Were our ancestors tadpoles swimming around until evolution took us from fins to fingers? Paleontologists have not had luck connecting fins with hands, because they were studying the wrong fish, according to a study published in the "Proceedings of the National Academy of Sciences."
The genome of the spotted gar was recently sequenced and scientists found the genetic components necessary for the transformation.
"Fossils show that the wrist and digits clearly have an aquatic origin," said Neil Shubin, the Robert R. Bensley Professor of organismal biology and anatomy at the University of Chicago, according to Science Daily. "But fins and limbs have different purposes. They have evolved in different directions since they diverged. We wanted to explore, and better understand, their connections by adding genetic and molecular data to what we already know from the fossil record."

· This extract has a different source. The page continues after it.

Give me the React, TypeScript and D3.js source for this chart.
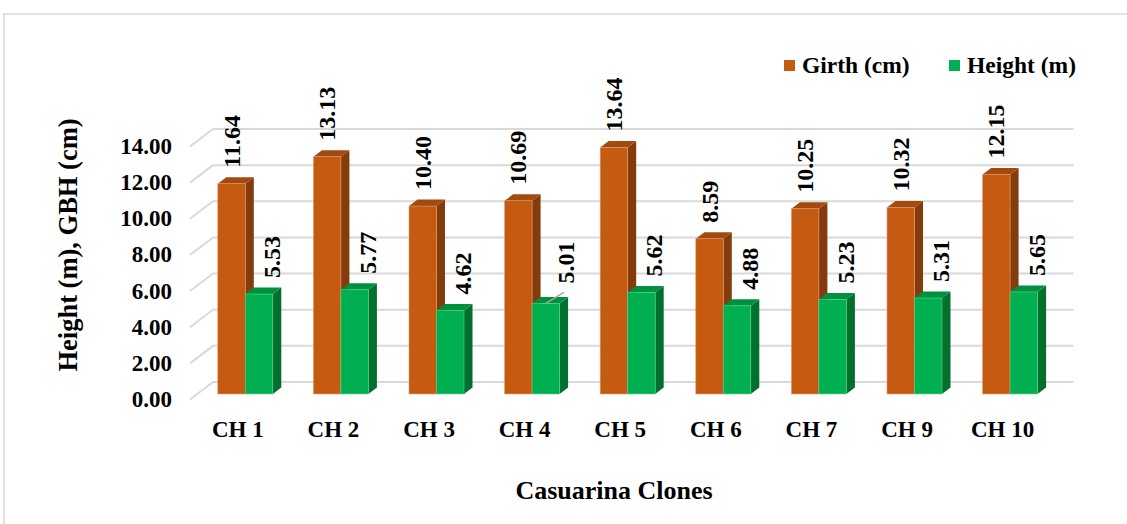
import React from "react";
import * as d3 from "d3";

const categories = ["CH 1", "CH 2", "CH 3", "CH 4", "CH 5", "CH 6", "CH 7", "CH 9", "CH 10"];
const girth = [11.64, 13.13, 10.4, 10.69, 13.64, 8.59, 10.25, 10.32, 12.15];
const height = [5.53, 5.77, 4.62, 5.01, 5.62, 4.88, 5.23, 5.31, 5.65];
const yTicks = [0, 2, 4, 6, 8, 10, 12, 14];
const seriesNames = ["Girth (cm)", "Height (m)"];

const FONT = "Liberation Serif";

const colors = [
  { front: "#c55a11", side: "#843c0c", top: "#a34a0f", stroke: "#e39a70" },
  { front: "#00b050", side: "#00702f", top: "#00913f", stroke: "#5fd08e" },
];

export default function App() {
  const W = 1127, H = 524;
  const frontLeft = 190, frontRight = 1050.4, frontBase = 399.5;
  const depthDx = 23, depthDy = -17.5; // front plane -> back wall
  const barOffX = 7.5, barOffY = -5.5; // bar front relative to front plane
  const barDx = 8.5, barDy = -6.5; // bar depth

  const x = d3.scaleBand<string>().domain(categories).range([frontLeft, frontRight]).paddingInner(0).paddingOuter(0);
  const y = d3.scaleLinear().domain([0, 14]).range([0, 253]);
  const inner = d3.scaleBand<number>().domain([0, 1]).range([20.3, x.bandwidth() - 20.3]).padding(0);

  const series = [girth, height];

  const bars: React.ReactNode[] = [];
  categories.forEach((c, i) => {
    series.forEach((vals, s) => {
      const v = vals[i];
      const x0 = (x(c) as number) + inner(s)! + barOffX;
      const w = inner.bandwidth();
      const yb = frontBase + barOffY;
      const yt = yb - y(v);
      const col = colors[s];
      const side = `M${x0 + w},${yt} L${x0 + w + barDx},${yt + barDy} L${x0 + w + barDx},${yb + barDy} L${x0 + w},${yb} Z`;
      const top = `M${x0},${yt} L${x0 + barDx},${yt + barDy} L${x0 + w + barDx},${yt + barDy} L${x0 + w},${yt} Z`;
      bars.push(
        <g key={`${c}-${s}`}>
          <path d={side} fill={col.side} />
          <path d={top} fill={col.top} />
          <rect x={x0} y={yt} width={w} height={y(v)} fill={col.front} stroke={col.stroke} strokeWidth={0.6} />
        </g>
      );
    });
  });

  const labels: React.ReactNode[] = [];
  categories.forEach((c, i) => {
    series.forEach((vals, s) => {
      const v = vals[i];
      const x0 = (x(c) as number) + inner(s)! + barOffX;
      const w = inner.bandwidth();
      const yt = frontBase + barOffY - y(v);
      const leader = s === 1 && c === "CH 4";
      const cx = x0 + w / 2 + (s === 1 ? (leader ? 20 : 13) : 0);
      const by = yt - (leader ? 20 : 16);
      labels.push(
        <g key={`l-${c}-${s}`}>
          {leader && (
            <line x1={x0 + w / 2} y1={yt} x2={x0 + w / 2 + 18} y2={yt - 11} stroke="#a6a6a6" strokeWidth={1.5} />
          )}
          <text
            transform={`translate(${cx},${by}) rotate(-90)`}
            dominantBaseline="central"
            textAnchor="start"
            fontFamily={FONT}
            fontWeight="bold"
            fontSize={24}
            fill="#000"
          >
            {v.toFixed(2)}
          </text>
        </g>
      );
    });
  });

  return (
    <svg width={W} height={H} style={{ position: "absolute", left: 0, top: 0 }}>
      <rect x={0} y={0} width={W} height={H} fill="#fff" />
      <rect x={4} y={14} width={W + 10} height={H + 10} fill="#fff" stroke="#d9d9d9" strokeWidth={1.5} />
      {/* gridlines */}
      {yTicks.map((t) => {
        const fy = frontBase - y(t);
        return (
          <g key={`g${t}`}>
            <line x1={frontLeft} y1={fy} x2={frontLeft + depthDx} y2={fy + depthDy} stroke="#d9d9d9" strokeWidth={2} />
            <line x1={frontLeft + depthDx} y1={fy + depthDy} x2={frontRight + depthDx} y2={fy + depthDy} stroke="#d9d9d9" strokeWidth={2} />
          </g>
        );
      })}
      {/* y tick labels */}
      {yTicks.map((t) => (
        <text
          key={`t${t}`}
          x={172}
          y={frontBase - y(t)}
          textAnchor="end"
          dominantBaseline="central"
          fontFamily={FONT}
          fontWeight="bold"
          fontSize={23}
        >
          {t.toFixed(2)}
        </text>
      ))}
      {bars}
      {labels}
      {/* category labels */}
      {categories.map((c) => (
        <text
          key={`c${c}`}
          x={(x(c) as number) + x.bandwidth() / 2}
          y={437}
          textAnchor="middle"
          fontFamily={FONT}
          fontWeight="bold"
          fontSize={23}
        >
          {c}
        </text>
      ))}
      {/* axis titles */}
      <text x={614} y={499} textAnchor="middle" fontFamily={FONT} fontWeight="bold" fontSize={26}>
        Casuarina Clones
      </text>
      <text
        transform={`translate(68,245) rotate(-90)`}
        textAnchor="middle"
        dominantBaseline="central"
        fontFamily={FONT}
        fontWeight="bold"
        fontSize={26.5}
      >
        Height (m), GBH (cm)
      </text>
      {/* legend */}
      {seriesNames.map((n, s) => {
        const lx = s === 0 ? 784 : 949;
        return (
          <g key={`lg${s}`}>
            <rect x={lx} y={60} width={11} height={11} fill={colors[s].front} />
            <text x={lx + 18} y={73} fontFamily={FONT} fontWeight="bold" fontSize={23.5}>
              {n}
            </text>
          </g>
        );
      })}
    </svg>
  );
}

Teleost fish, the group of fish that are usually caught for sport, were studied extensively, but the researchers found "a lack of sequence conservation" in teleost species, according to Science Daily. Teleost fish have gone through whole-genome duplication after the fish broke out of the group that became tetrapods.

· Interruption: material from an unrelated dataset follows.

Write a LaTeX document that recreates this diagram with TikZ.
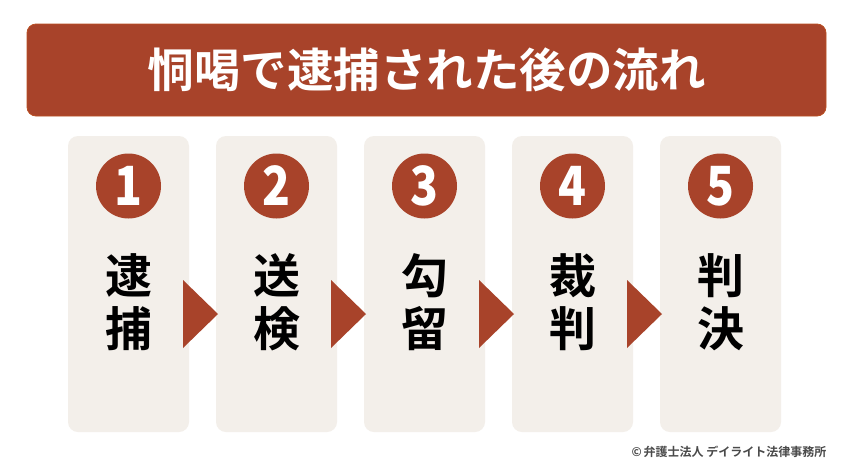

"The genetic switches that control autopod-building genes were able to drift and shuffle, allowing them to change some of their function, as well as making them harder to identify in comparisons to other animals, such as mice," said Andrew Gehrke, a graduate student in the Shubin lab and lead author of the study, according to Science Daily.

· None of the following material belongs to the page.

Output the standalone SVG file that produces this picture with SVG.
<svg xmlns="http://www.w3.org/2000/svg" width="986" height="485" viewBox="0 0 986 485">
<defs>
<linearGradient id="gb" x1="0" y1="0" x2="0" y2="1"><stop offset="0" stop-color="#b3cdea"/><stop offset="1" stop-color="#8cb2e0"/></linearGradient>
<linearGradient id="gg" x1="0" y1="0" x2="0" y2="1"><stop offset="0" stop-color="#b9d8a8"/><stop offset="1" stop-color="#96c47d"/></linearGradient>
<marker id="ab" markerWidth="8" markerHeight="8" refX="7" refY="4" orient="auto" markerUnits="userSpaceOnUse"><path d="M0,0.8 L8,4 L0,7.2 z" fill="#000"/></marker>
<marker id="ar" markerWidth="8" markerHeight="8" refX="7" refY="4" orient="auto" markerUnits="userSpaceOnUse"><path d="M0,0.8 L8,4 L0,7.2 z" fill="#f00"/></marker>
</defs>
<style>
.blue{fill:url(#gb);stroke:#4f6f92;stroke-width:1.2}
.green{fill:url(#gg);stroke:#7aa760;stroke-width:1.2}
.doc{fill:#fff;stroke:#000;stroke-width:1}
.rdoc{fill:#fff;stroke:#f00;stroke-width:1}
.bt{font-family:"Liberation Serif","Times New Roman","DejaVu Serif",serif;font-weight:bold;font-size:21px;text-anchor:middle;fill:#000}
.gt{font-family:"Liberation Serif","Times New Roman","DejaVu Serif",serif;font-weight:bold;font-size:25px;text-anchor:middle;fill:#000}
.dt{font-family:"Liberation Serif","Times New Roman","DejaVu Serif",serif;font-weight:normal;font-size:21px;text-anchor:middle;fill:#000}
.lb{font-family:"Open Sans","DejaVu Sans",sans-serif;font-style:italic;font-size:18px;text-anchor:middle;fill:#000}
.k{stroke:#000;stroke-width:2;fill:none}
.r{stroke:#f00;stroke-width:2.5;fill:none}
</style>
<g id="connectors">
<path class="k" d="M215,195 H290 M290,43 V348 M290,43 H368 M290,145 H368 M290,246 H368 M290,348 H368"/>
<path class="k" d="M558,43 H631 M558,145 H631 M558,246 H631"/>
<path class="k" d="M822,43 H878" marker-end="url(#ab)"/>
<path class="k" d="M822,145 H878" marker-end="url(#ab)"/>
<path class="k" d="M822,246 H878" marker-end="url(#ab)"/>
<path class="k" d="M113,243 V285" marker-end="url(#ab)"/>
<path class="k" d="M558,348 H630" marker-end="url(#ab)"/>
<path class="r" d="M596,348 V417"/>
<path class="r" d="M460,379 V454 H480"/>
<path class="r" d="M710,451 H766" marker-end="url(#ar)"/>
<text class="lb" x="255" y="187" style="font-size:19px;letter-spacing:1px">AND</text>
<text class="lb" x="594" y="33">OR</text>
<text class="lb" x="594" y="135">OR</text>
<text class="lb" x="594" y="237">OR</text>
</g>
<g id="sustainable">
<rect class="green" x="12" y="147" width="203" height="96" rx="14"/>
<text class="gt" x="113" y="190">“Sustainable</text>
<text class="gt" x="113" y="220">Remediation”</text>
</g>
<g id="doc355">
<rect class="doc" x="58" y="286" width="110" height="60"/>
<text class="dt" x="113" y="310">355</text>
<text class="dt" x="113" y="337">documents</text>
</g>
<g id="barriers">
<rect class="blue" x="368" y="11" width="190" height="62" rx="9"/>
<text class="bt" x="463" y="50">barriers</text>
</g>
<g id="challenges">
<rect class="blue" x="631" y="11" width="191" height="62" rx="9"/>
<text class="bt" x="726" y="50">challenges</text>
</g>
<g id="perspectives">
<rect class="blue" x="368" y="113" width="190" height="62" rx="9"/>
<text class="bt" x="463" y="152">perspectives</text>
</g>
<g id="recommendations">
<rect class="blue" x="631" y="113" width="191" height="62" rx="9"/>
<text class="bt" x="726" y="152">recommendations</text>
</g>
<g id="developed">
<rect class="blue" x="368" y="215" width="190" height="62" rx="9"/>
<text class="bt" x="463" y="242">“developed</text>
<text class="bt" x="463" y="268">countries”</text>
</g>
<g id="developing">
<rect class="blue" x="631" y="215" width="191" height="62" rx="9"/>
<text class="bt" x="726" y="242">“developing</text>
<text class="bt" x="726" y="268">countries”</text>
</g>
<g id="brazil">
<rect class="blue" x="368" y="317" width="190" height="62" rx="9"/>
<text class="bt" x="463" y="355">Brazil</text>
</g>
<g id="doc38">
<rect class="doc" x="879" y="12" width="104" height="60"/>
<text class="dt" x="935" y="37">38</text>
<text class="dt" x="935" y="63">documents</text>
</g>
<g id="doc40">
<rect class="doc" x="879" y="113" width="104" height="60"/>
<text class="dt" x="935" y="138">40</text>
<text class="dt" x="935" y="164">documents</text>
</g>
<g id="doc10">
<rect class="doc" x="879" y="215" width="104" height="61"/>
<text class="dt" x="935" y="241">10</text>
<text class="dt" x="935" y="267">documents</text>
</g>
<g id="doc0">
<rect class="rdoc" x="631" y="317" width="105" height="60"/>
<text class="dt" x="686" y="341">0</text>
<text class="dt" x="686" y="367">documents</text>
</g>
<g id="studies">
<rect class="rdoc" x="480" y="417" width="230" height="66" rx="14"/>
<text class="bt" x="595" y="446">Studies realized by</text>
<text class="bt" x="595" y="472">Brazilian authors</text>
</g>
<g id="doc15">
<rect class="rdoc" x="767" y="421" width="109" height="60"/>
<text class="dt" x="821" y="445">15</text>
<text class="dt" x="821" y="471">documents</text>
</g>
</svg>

The spotted gar is one boney fish that did not go through whole genome duplication, according to Science Daily. The North American freshwater fish took their own path before the genome duplication.
Scientists tested their theory by inserting gar gene switches that control fin development into mice and found activity that was "nearly indistinguishable" from the mouse genome, according to Science Daily.
"Overall, our results provide regulatory support for an ancient origin of the 'late' phase of Hox expression that is responsible for building the autopod," researchers concluded.